[STATED EXERCISE]
Search the material for the word "script" and report each line where it turns up.
--- STORED DATA ---
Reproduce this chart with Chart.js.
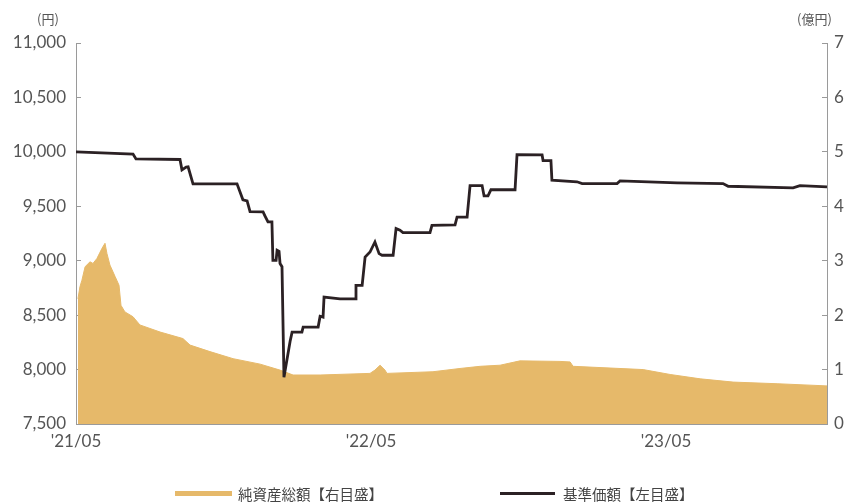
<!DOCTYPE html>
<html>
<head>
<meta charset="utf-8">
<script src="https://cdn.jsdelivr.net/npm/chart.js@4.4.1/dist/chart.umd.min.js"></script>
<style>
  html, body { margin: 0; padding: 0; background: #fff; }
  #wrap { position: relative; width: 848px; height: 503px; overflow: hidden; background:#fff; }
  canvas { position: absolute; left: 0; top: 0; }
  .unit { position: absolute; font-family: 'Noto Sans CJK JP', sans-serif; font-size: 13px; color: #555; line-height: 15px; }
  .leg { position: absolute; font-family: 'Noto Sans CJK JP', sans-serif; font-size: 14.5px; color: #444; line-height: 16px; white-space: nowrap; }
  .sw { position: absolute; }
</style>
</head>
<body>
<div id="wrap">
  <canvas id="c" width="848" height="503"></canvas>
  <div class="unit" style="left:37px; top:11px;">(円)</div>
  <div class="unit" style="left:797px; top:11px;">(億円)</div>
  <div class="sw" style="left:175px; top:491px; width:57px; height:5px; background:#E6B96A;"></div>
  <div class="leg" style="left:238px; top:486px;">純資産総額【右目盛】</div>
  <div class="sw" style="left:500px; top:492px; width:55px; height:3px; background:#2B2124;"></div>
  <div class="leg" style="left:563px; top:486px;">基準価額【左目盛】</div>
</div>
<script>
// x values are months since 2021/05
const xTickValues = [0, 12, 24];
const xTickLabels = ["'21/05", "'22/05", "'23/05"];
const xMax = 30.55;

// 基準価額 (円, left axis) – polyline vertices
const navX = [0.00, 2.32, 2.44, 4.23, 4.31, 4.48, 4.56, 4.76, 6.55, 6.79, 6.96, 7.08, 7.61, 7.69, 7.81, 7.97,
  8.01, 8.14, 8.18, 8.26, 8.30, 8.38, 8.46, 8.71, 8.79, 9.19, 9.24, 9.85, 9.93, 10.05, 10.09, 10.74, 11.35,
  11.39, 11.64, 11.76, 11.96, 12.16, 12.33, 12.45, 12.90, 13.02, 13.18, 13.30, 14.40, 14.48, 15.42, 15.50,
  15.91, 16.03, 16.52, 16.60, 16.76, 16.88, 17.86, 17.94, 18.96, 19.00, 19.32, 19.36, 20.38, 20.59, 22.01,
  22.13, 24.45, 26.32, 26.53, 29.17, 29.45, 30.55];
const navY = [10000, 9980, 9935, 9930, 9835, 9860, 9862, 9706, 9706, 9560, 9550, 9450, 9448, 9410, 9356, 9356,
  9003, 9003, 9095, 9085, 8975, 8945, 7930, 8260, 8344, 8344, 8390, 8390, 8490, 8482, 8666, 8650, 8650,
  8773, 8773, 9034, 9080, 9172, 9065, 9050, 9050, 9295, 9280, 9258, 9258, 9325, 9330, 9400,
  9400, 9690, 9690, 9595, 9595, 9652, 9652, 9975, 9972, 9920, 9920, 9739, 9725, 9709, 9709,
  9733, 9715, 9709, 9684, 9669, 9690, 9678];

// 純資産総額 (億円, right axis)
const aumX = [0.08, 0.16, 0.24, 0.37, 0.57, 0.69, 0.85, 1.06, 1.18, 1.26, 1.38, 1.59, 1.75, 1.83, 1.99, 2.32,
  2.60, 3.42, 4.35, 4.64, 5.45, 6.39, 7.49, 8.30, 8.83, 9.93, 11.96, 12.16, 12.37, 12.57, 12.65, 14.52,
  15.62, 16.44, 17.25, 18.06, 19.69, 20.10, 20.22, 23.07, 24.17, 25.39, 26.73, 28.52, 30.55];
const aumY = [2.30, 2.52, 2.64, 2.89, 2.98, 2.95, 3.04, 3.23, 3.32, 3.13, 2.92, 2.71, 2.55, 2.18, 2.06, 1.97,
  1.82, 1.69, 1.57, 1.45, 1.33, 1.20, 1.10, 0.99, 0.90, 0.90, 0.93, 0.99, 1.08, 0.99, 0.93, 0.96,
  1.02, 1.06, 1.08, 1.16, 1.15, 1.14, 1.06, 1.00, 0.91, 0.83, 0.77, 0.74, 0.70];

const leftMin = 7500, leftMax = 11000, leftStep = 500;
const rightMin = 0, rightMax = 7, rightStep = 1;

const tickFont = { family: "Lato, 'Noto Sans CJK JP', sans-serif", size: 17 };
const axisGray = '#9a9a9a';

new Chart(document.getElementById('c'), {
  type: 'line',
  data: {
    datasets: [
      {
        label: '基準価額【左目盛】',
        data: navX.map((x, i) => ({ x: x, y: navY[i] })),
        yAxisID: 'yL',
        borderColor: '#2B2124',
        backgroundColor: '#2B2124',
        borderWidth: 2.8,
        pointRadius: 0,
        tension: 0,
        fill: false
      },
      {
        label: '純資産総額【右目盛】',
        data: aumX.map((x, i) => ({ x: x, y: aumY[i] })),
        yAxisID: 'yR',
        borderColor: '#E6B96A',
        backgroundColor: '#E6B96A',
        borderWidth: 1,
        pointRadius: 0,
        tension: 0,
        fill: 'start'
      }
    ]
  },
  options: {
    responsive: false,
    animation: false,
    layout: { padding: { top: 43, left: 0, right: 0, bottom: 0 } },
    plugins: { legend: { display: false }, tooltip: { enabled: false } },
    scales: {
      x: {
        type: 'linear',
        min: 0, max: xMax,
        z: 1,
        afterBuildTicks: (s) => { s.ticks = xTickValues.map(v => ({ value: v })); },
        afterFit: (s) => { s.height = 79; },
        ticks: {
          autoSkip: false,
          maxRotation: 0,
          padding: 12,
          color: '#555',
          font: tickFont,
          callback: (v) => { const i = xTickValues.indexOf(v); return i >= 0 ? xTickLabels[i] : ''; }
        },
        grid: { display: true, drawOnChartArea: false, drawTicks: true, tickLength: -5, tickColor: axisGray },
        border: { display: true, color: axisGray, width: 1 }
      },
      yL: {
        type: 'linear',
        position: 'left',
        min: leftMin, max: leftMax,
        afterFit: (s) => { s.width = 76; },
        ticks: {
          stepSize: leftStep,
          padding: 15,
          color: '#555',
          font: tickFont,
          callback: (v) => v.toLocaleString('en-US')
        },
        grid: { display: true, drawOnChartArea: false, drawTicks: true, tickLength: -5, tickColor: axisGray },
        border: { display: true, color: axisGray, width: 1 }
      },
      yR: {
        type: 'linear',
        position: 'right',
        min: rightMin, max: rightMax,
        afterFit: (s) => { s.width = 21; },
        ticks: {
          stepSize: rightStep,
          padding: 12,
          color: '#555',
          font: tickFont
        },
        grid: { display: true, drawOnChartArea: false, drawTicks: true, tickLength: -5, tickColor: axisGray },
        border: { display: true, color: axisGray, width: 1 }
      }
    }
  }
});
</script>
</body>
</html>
---
--- STORED DATA ---
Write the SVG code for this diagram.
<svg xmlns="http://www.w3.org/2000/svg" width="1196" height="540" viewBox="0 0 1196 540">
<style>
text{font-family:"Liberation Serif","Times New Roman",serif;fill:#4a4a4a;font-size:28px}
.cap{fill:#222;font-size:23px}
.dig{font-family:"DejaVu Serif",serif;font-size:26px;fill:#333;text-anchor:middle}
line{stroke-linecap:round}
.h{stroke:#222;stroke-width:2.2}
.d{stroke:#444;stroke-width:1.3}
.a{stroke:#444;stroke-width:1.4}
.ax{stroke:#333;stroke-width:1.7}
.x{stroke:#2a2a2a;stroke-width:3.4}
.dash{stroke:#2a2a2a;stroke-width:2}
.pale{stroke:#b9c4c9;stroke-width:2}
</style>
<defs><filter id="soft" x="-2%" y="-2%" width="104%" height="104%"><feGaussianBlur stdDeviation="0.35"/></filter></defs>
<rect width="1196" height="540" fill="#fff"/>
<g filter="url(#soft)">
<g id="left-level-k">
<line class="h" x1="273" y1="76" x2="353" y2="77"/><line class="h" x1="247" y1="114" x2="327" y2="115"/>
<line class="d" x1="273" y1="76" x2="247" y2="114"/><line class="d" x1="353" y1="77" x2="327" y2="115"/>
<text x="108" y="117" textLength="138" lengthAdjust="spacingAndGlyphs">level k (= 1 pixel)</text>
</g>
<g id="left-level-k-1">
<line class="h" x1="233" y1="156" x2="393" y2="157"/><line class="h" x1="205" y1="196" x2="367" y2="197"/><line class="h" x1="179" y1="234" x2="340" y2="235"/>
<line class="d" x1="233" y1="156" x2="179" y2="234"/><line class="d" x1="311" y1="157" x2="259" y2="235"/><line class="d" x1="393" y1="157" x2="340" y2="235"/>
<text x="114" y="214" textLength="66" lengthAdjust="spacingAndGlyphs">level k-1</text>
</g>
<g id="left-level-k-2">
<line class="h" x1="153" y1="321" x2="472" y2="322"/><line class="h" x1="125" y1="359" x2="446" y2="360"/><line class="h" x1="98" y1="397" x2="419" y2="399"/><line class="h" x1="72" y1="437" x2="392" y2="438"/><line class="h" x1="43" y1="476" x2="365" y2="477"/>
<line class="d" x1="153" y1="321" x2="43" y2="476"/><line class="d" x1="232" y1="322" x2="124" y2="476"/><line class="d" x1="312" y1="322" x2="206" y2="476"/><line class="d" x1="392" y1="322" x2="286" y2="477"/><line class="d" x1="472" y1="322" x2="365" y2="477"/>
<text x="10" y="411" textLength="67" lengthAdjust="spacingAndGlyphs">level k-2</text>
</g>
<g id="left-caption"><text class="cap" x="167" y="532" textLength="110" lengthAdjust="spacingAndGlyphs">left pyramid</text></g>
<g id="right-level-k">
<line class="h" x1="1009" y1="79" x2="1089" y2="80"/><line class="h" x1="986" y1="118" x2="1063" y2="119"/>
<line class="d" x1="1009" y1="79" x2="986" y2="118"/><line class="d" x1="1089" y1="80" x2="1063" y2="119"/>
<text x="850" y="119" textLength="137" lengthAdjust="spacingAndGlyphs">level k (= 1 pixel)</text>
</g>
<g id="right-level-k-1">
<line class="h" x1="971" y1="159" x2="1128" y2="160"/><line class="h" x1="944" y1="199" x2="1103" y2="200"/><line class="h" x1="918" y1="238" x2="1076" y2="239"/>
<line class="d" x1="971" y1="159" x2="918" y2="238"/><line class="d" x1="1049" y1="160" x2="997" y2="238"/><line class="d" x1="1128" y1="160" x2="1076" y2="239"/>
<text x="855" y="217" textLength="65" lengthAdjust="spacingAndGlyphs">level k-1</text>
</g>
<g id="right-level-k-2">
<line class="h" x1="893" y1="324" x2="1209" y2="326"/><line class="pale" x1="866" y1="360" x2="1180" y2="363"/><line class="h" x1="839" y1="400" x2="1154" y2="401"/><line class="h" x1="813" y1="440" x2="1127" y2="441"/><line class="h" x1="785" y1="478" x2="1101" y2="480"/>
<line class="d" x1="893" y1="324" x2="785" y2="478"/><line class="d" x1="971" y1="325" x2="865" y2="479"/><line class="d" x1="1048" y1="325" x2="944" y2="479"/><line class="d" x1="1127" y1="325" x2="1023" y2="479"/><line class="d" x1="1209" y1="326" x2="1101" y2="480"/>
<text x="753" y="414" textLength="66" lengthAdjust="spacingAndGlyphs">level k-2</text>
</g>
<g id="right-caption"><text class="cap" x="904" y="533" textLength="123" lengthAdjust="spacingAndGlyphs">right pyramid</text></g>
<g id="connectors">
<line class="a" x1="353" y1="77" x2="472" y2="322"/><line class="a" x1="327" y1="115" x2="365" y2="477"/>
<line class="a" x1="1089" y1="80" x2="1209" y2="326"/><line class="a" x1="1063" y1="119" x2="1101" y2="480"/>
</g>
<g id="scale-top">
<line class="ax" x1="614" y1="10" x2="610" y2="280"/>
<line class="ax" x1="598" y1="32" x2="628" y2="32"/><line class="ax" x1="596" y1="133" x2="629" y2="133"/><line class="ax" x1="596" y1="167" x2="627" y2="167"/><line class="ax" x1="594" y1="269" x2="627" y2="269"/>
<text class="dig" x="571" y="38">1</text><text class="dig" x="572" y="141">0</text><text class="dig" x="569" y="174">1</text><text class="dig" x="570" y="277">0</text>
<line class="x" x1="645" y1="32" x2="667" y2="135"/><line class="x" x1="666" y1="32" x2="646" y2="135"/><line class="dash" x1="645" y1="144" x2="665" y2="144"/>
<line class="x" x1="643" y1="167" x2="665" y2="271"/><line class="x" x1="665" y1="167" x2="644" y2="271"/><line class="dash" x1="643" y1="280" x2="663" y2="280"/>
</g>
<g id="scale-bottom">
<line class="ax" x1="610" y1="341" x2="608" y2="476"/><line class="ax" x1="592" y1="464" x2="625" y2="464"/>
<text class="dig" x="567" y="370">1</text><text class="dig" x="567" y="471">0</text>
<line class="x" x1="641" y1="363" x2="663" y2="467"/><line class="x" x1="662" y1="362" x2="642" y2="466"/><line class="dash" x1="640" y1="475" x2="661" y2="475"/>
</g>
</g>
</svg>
---
--- STORED DATA ---
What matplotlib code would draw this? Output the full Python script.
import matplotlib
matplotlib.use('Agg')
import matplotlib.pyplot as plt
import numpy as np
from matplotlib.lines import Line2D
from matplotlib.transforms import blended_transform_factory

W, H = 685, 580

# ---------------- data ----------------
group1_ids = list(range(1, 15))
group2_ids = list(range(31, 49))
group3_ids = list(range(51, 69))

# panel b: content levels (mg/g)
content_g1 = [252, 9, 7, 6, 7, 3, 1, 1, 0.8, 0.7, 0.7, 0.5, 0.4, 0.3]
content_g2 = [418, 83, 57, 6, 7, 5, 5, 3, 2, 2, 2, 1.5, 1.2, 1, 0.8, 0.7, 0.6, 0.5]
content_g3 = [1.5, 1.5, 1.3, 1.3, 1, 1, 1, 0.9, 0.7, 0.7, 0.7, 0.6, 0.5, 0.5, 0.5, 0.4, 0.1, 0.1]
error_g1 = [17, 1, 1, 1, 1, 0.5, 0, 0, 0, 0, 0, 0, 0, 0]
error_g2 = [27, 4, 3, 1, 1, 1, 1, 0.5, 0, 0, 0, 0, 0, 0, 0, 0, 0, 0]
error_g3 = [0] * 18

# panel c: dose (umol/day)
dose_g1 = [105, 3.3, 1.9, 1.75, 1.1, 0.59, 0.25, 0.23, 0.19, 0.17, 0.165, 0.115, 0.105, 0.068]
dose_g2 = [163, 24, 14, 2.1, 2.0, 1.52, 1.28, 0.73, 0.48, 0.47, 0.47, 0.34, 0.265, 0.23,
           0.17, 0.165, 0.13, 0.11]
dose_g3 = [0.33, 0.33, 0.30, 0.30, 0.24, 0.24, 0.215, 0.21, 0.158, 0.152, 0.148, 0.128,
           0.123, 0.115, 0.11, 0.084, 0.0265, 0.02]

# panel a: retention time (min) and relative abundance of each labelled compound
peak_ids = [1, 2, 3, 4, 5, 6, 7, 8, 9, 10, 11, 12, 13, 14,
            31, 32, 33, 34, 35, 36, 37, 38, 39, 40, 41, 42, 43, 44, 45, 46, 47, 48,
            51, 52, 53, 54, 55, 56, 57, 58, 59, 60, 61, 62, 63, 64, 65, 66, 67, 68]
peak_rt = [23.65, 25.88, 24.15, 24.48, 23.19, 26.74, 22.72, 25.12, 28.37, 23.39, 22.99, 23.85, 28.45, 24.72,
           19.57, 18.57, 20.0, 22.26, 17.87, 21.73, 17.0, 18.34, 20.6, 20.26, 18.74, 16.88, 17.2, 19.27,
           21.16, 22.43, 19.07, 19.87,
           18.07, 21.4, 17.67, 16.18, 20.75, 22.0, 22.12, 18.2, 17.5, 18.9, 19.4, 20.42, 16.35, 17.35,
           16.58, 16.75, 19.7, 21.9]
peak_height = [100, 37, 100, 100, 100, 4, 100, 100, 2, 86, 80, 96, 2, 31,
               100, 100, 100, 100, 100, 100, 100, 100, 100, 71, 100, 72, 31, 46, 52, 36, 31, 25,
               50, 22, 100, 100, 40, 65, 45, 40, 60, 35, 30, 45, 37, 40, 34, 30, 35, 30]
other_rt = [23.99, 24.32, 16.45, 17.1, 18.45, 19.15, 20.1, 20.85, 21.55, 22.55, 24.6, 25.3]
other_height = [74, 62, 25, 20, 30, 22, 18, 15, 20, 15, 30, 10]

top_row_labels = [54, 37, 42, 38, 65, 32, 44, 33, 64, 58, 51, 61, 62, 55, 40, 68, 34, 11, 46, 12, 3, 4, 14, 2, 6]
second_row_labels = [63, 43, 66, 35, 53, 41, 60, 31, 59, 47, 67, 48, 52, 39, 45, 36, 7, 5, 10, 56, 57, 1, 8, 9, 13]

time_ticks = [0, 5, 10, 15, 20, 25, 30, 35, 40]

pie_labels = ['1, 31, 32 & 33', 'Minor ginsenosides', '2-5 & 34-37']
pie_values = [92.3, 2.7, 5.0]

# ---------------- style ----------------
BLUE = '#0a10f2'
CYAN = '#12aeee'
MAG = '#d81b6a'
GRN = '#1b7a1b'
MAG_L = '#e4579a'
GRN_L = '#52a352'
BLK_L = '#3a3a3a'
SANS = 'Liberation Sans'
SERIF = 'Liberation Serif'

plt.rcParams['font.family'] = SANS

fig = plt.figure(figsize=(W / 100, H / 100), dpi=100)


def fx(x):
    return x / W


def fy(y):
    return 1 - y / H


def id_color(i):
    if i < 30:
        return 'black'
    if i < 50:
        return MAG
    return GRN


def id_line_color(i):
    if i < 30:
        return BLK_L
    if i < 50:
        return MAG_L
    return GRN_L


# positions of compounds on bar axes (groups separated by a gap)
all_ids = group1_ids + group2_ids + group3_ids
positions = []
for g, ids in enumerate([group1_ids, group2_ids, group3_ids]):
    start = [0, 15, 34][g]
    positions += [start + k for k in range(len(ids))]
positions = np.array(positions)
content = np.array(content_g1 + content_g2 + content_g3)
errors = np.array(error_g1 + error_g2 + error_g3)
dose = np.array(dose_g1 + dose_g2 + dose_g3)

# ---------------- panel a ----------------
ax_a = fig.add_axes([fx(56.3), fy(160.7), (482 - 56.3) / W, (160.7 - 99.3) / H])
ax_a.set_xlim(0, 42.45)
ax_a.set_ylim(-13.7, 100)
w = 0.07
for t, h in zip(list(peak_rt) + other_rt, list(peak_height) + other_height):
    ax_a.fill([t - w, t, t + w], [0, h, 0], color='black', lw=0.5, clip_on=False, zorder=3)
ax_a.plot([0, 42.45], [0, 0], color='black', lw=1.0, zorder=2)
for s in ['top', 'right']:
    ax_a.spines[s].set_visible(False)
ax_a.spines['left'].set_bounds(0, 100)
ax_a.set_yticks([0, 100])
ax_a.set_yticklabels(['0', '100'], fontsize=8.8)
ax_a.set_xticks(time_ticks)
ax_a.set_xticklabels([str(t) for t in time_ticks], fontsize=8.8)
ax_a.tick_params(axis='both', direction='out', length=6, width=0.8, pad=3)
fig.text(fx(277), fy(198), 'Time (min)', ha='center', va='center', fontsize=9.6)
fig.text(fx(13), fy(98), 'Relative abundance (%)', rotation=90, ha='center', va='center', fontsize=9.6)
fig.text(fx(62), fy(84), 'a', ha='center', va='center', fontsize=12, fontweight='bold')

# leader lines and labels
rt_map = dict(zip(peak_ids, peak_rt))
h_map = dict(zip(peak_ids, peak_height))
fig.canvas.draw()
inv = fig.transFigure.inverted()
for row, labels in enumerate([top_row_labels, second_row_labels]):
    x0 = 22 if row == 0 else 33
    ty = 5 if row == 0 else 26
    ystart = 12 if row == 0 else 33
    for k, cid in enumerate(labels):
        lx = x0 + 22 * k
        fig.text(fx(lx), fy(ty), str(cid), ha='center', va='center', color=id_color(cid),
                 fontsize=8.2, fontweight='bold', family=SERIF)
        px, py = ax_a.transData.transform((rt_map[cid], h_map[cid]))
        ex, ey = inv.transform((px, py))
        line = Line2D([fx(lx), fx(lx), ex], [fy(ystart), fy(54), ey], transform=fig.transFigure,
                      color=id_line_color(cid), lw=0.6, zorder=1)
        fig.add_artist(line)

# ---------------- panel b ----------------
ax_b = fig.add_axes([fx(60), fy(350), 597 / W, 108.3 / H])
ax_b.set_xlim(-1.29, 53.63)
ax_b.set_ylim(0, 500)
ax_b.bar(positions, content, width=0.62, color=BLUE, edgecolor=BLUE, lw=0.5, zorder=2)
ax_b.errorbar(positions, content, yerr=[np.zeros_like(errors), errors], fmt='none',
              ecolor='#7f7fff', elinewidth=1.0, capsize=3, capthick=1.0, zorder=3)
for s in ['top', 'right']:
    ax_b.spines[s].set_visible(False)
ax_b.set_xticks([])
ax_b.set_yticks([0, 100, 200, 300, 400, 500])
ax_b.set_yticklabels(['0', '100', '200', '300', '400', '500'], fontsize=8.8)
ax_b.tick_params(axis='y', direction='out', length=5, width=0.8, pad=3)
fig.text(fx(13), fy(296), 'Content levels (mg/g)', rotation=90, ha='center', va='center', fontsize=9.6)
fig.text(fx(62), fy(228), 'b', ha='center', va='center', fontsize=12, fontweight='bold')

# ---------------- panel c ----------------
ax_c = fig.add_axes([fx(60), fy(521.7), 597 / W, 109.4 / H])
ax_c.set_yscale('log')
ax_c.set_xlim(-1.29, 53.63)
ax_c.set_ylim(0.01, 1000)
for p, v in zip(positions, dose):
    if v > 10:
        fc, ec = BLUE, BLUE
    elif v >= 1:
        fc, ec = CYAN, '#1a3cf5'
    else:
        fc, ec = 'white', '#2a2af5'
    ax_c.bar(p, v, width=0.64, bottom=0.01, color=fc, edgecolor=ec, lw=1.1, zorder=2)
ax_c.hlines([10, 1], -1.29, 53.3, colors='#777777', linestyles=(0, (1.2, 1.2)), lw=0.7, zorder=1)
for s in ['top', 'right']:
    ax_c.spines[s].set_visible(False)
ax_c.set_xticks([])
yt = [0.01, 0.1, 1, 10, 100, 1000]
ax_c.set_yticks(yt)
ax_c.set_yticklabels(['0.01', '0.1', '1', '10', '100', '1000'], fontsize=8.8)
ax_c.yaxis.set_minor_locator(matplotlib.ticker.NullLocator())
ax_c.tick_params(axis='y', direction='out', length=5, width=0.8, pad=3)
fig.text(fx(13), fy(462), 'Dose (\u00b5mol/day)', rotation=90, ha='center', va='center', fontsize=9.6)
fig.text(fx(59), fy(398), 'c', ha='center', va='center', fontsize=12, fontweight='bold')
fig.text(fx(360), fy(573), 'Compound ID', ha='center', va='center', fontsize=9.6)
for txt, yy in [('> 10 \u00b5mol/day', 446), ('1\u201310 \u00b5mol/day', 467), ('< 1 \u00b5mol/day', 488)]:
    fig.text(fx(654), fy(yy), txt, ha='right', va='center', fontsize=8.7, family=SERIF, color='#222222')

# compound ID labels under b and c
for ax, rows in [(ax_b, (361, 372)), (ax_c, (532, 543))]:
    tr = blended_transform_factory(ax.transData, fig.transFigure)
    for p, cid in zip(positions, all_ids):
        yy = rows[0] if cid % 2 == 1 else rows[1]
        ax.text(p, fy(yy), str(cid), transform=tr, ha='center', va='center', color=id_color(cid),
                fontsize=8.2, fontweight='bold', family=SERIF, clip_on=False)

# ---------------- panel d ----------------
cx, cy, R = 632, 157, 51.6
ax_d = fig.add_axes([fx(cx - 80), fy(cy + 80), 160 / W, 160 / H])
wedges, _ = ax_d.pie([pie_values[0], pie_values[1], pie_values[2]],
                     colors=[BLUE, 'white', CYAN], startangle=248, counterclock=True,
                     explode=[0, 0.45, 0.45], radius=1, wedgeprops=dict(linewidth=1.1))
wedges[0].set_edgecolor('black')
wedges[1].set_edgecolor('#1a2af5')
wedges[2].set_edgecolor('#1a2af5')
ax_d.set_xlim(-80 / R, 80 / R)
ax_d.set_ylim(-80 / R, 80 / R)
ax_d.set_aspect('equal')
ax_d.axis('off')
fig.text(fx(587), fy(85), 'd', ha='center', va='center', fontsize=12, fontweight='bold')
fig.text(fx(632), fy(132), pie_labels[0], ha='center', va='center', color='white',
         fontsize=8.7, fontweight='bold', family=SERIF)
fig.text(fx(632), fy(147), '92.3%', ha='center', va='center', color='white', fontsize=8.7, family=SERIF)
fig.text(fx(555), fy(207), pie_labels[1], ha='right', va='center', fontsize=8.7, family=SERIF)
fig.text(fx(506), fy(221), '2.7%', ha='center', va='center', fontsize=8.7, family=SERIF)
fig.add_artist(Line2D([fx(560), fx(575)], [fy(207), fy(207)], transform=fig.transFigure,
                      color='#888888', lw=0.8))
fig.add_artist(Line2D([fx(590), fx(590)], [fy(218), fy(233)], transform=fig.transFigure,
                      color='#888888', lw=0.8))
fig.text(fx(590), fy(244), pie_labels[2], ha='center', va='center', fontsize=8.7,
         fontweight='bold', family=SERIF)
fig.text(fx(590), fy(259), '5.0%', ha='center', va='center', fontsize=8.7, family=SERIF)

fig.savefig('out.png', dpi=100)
---
[REPLY TO THE EXERCISE]
<script src="https://cdn.jsdelivr.net/npm/chart.js@4.4.1/dist/chart.umd.min.js"></script>
<script>
</script>
What matplotlib code would draw this? Output the full Python script.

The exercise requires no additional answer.